If the surface that has been taped or the environment surrounding the tape reaches high enough temperatures, the adhesive on the tape will become less tacky and sticky and will basically just peel off.
Duct tape cannot handle temperatures that reach more than 140 °F.
At this temperature, the polymer bonds of the rubber adhesive (giving it its viscoelasticity characteristic) break, and the adhesive begins to soften.
If temperatures reach or exceed 140 °F, the plastic polyethylene layer and the rubber will start to melt but not burn.
Even though the cloth mesh layer is flammable, it is unlikely that the tape as a whole will catch fire. Instead, it is more likely to deform from the heat. This warping will also compromise the flush seal.
Hot air may also cause the adhesive to dry out over time, making hotter temperatures, even if they are lower than 140 °F, detrimental to the continued functioning of duct tape.
The limitations of heat resistance in duct tape make it unsuitable for electrical work, even though it is relatively non-conductive.
Effects of Cold on Duct Tape
As previously mentioned, it’s the viscoelasticity of the adhesive that gives the duct tape its strong stickiness or tack.
Once this synthetic soft rubber (a mix of both liquid and solid components) is exposed to temperatures below 40 °F, it reaches a point at which the rubber transitions from a flexible-like state to a solid glass-like state.
This causes the liquid part of the rubber to harden, reducing the contact forces between the adhesive and the substrate. Instead, you end up with an adhesive that is dry and brittle and no longer sticks to anything at all.
Let’s not forget the effect on the other layers of the tape.
When exposed to such low temperatures, just like the adhesive, the polyethylene layer also hardens. However, there is not much of an effect on the cloth mesh layer.
What This Means for Application of Duct Tape
While it might be tempting to use standard duct tape on everything because of its versatility, it is not designed to withstand extreme temperatures and cannot be used for everything.
It may be appropriate to be used to hold crafts together and aid in minor and/or temporary repairs, but it is not suitable to use on ducts that carry cold and hot air, which are pretty much all ducts.
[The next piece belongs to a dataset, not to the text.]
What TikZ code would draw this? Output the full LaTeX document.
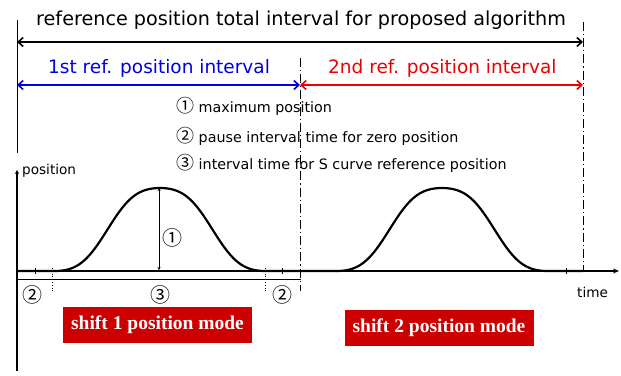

If common duct tape is used on ducts and it fails, you run the risk of cold and hot air that has been conditioned leaking from the gaps that were meant to be sealed with the tape in the first place.
Your HVAC system will have to put in double the amount of effort to replace the lost air, which leads to more energy being used, as well as a hefty bill.
Malfunctioning tape can also lead to dirty air (containing dangerous gases from appliances like gas dryers and heaters) infiltrating clean air through leaks in the ducts because of the negative air pressure created.
This mixture of clean and dirty air then circulates your home, compromising indoor air quality.
Specialized Duct Tapes Are Available
Luckily, not all hope is lost. There are more suitable tapes out there that are designed for use with extremely high and low temperatures.
If you are unsure of what tape is best to use, always make sure that have been UL listed (should be on the packaging) and approved for ductwork or temperature-sensitive repairs.
A common specialized tape best suited for HVAC systems is foil or aluminum tape. It is made with lead, copper, or aluminum backing instead of polyethylene backing.
It is also coasted with an acrylic adhesive, which contains acrylates that withstand extreme temperatures.
Unlike duct tape, foil tapes do not have a cloth mesh in the middle layer and are only comprised of two layers (the acrylic adhesive and the metallic backing).
Foil tapes will also not melt or lose their integrity as metal, in general, has a very high tolerance for heat and will not be affected.
For packages that are going to be shipped, you should use packaging tape. UPS and FedEx will not accept your packages if you use duct tape.
For microwave use, you can purchase cellulose or freezer tapes.